Fall 2020 - HS 150 D100
Warfare in the Hellenic World: From Plato to NATO (3)
Class Number: 6712
Delivery Method: In Person
From the days of Achilles to the Second World War, warfare has changed the Greek experience. Examines the evolution of warfare, from Ancient Greece to modem Europe, considering the interplay of violence, technology, ideology, and society. Breadth-Humanities/Social Sciences.

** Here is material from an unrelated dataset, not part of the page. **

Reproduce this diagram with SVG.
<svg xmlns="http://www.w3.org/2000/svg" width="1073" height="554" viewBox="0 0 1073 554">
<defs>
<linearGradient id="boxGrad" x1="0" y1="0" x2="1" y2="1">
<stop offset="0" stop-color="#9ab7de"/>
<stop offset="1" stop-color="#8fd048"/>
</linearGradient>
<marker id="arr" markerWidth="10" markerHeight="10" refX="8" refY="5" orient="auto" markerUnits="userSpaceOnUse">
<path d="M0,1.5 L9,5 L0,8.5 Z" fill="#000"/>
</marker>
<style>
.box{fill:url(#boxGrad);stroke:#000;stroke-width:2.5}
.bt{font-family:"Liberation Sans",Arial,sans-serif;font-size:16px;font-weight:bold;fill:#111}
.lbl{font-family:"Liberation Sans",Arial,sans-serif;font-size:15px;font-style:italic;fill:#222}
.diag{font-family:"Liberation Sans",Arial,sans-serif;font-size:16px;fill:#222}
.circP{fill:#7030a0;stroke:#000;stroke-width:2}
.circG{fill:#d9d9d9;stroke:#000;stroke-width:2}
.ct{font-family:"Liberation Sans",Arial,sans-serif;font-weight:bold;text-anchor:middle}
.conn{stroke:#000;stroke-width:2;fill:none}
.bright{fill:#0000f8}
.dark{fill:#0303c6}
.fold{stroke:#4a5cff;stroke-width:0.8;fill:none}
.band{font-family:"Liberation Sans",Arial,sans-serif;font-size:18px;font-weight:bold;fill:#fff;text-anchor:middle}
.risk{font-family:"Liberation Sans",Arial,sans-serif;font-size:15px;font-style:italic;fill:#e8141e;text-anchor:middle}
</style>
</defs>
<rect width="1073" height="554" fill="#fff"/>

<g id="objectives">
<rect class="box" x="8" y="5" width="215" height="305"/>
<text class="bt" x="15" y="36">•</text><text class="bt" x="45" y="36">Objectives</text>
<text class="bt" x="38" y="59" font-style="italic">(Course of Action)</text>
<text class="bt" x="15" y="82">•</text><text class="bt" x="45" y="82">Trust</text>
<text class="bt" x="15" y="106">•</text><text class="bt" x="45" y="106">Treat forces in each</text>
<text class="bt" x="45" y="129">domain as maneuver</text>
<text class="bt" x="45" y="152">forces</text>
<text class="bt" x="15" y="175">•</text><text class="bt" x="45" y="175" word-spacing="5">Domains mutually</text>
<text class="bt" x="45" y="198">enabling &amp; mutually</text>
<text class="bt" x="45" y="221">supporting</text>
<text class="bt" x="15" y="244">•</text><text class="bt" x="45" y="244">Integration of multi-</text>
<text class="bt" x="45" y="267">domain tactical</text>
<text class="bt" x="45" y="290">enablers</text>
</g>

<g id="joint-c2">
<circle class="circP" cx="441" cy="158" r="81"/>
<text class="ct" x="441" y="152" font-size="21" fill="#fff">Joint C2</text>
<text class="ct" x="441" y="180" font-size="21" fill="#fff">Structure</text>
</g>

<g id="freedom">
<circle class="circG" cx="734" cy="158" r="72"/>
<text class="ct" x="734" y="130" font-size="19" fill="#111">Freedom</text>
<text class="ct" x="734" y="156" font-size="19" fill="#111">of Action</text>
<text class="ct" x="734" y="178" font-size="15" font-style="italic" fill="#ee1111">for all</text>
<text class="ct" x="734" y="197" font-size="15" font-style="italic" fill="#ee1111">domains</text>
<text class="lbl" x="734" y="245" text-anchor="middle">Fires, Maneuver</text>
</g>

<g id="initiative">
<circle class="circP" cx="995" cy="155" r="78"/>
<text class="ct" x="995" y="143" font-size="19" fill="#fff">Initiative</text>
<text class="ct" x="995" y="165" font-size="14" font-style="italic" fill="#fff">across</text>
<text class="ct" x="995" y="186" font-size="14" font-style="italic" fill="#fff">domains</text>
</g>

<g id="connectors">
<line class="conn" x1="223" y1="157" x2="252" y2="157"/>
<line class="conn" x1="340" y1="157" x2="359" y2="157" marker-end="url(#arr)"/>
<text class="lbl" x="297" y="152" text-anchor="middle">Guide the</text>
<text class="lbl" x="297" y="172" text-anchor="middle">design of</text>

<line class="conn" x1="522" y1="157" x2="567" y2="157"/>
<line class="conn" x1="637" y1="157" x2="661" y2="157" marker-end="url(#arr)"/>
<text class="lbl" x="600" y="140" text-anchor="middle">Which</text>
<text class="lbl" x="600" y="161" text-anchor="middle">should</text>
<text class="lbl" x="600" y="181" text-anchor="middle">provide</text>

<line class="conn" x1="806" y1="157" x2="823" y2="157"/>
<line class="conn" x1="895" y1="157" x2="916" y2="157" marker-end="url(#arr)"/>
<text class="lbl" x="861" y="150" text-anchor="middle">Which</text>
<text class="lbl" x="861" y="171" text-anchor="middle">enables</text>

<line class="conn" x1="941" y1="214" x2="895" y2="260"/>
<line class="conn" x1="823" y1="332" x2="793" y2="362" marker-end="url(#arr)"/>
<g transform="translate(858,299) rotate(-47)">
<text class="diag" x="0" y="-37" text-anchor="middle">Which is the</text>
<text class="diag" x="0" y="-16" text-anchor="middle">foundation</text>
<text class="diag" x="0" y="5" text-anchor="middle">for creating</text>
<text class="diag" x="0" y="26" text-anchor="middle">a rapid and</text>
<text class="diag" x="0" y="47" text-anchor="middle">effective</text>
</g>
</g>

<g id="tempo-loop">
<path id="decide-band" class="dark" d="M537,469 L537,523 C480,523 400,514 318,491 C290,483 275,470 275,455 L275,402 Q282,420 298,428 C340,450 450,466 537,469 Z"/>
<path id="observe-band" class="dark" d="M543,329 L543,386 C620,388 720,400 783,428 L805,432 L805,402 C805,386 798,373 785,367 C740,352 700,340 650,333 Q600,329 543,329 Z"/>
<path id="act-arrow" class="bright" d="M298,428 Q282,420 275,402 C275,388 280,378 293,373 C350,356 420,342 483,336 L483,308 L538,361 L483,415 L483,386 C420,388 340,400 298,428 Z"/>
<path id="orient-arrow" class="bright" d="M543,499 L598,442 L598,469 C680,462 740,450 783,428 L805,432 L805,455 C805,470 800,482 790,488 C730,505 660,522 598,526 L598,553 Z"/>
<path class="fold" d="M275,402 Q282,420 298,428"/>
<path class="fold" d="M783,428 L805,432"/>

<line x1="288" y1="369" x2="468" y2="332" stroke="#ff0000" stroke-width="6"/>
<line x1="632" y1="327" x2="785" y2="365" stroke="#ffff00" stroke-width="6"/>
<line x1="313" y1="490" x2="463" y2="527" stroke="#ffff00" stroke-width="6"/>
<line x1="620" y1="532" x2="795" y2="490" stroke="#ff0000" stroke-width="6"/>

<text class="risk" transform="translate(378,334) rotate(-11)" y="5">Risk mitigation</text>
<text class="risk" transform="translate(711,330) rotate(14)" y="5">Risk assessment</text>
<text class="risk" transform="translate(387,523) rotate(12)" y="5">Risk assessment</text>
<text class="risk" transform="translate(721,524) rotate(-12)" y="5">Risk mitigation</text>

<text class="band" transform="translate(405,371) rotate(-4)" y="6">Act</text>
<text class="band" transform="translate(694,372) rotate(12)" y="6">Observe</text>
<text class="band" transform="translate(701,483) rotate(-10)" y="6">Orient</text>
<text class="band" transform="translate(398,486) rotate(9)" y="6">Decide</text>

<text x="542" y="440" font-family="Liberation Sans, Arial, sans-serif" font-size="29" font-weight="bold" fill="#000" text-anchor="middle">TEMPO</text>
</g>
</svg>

Warfare in the Hellenic World
The Ancient and Classical Greek worlds have fascinated writers and intellectuals for much of recorded history. Whether it was the philhellenes in the nineteenth century who helped give rise to the Greek state, or Zack Snyder’s film 300, perhaps no other aspect of this history is studied, romanticized, and analyzed as much as warfare. Warfare was not just important to the development of Ancient and Classical Greece as it has played an important role in shaping the history of the Hellenistic world from antiquity to the present. This insight gives rise to several important questions: how has warfare shaped Greek culture and identity? Is there a ‘Greek’ way of warfare? How has warfare in the Hellenistic world shifted over time? How has Hellenistic warfare affected the manner in which other countries wage war? How has Greek culture affected the conduct of war? Answering these questions will not only help students understand the role that warfare has played in shaping the Greek world, but also how it has impacted the international community as a whole.
- Two quizzes 20%
- Remote discussions 20%
- Midterm (week 7) 30%
- Final Exam 30%
Note that students can choose to attend lectures either live or access a recording afterwards. No graded component is attached to the live lectures.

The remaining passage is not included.